The most innovative thing about World War Z is that, unlike most zombie films in recent memory, the characters actually call the undead "zombies." This is a burning question the film implicitly invites us to consider and then abandons: Is this a world where other films exist? And if so, which ones?
World War Z is quite loosely adapted from a popular book of the same title by Max Brooks. The film stars Brad Pitt as Gerry Lane, who was once an all-around badass for the United Nations but has recently retired in order to spend more time with his boring family. For all we know, his retirement lasts through breakfast and then that's it, because the zombie attack comes pretty swiftly on their morning commute through the streets of Philadelphia.
The content of these first scenes are about what you'd expect: Panicked driving, grocery store looting, Pitt's daughter jeopardizing everyone's life because she dropped her precious stuffed animal in the street—you know the drill. But this is what we came to see; the execution is thrilling, and there are some nice human moments. The scholarship on our fixation with zombies has been done: It's a comment on rabid consumerism or our apocalyptic anxieties in light of a strangled world economy, or else it just satisfies our bloodlust for gore and pillaging. It's become such a thing that it's starting to seem as though some people really do think that a zombie invasion is possible or even likely.
The film takes a panned-out, global perspective on the outbreak (as evidenced by the many aerial views of frantic CGI people running) and it's often fascinating. It mentions how North Korea managed to contain the virus by extracting the teeth of every citizen. In Israel, they put up a wall and let the Palestinians file in, because as one Israeli official put it, "Every person we save is one less we have to shoot." If you've seen the images of all the zombies piling up like so many ants outside the fortress, then you know how well putting up the big-ass wall turned out.
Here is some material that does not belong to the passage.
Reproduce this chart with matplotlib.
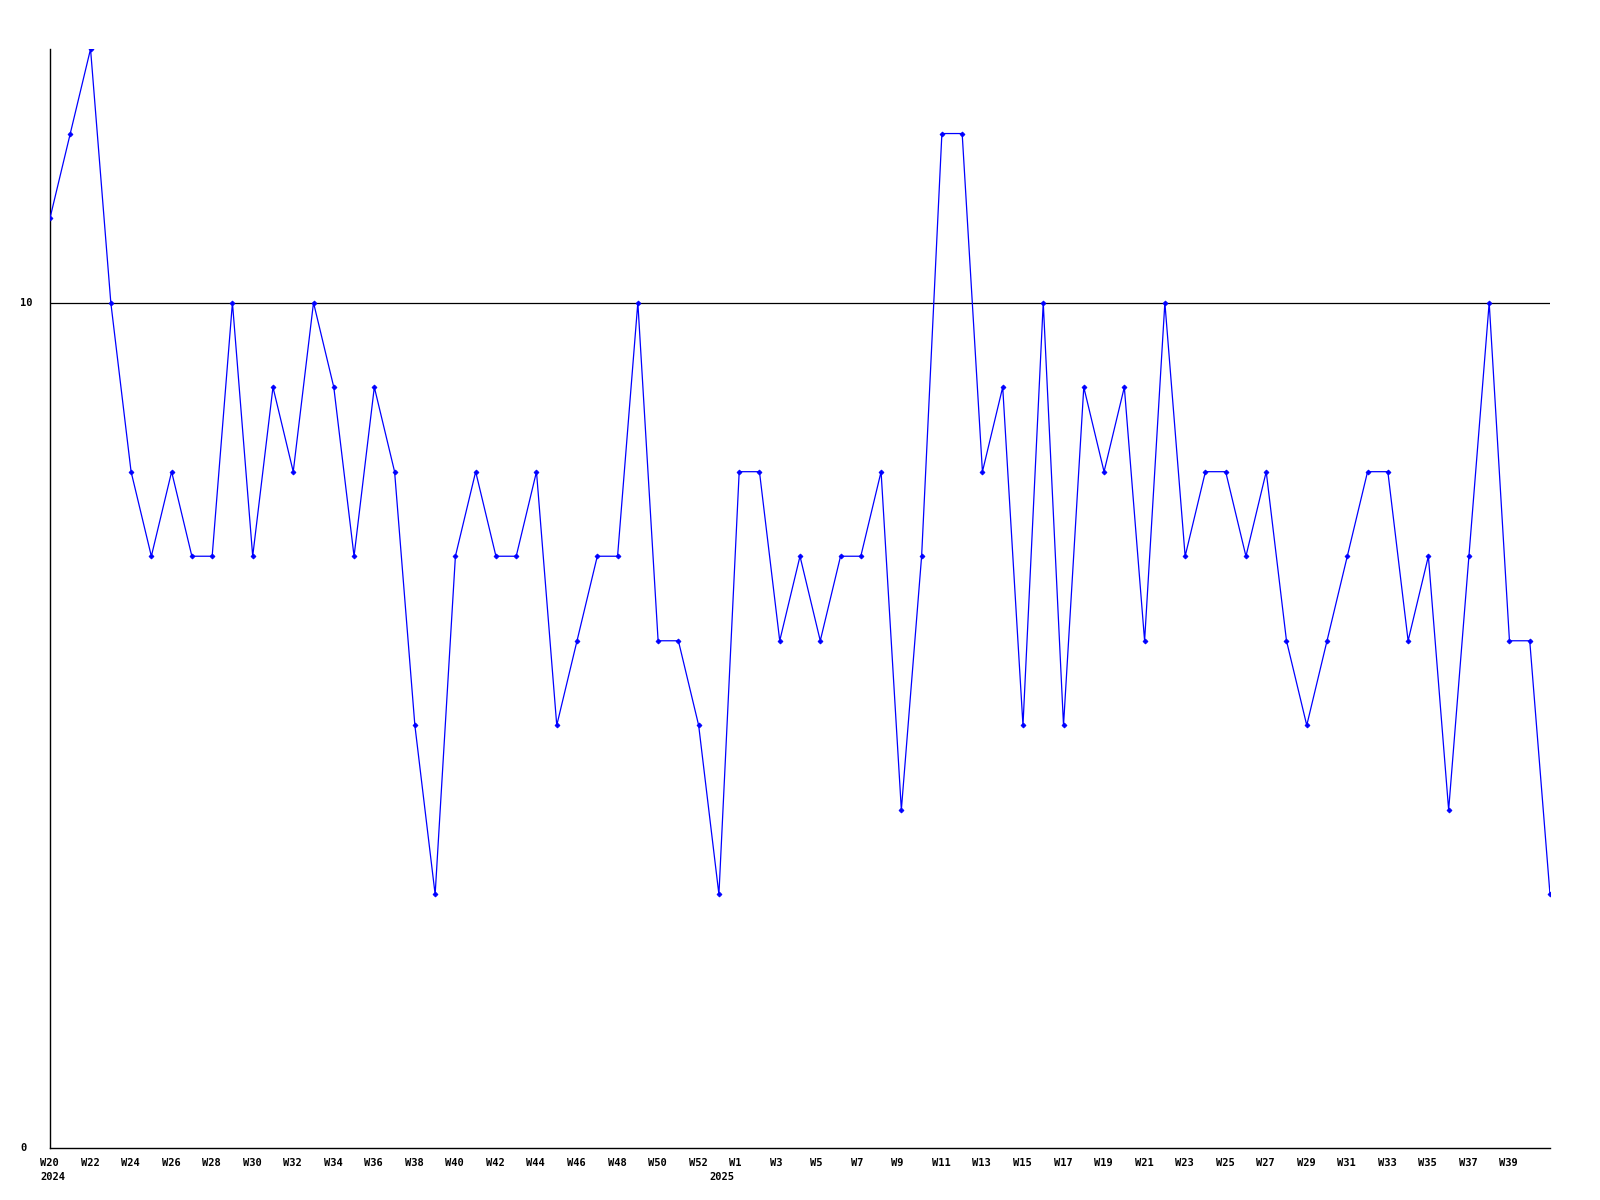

Pitt has the wife and two little girls to motivate him, but they're seriously dead weight. "I'm scared," the younger of the two opines, helpfully. It's a relief when they get dropped off at the military base while Daddy goes off and single-handedly saves the world. Beyond the family setup, there's not a lot of character development in this film, per se, but really, who needs it? When the world is falling apart and souls are lost in the span of 12 elongated seconds, it's enough to learn who these people are by what they do.
The U.S. government sends Pitt to South Korea with hopes of finding the origins of the disease and thus a cure, a task that would likely take months or years instead of mere days, but whatever. Along the way, Pitt meets a Navy Seal (the crush-worthy Matthew Fox) and a no-nonsense lady soldier named Segen (Daniella Kertesz) who is arguably the best character in the film. From Israel he hops onto a commercial aircraft (holy lord, pilots are the unsung heroes of this film, what would we do without them?) and you're thinking they might get a moment of peace once they're airborne, but no, it's Snakes on a Plane all over again, except with zombies.
This movie doesn't exactly break the mold, but given its highly publicized production problems, it turned out better than anyone expected. Did we really need another zombie film? Sure! With World War Z , we're given a fresh, global angle on a very serious, albeit fake problem.
World War Z continues at the Carmike 12, Village 6 and Pharaohplex.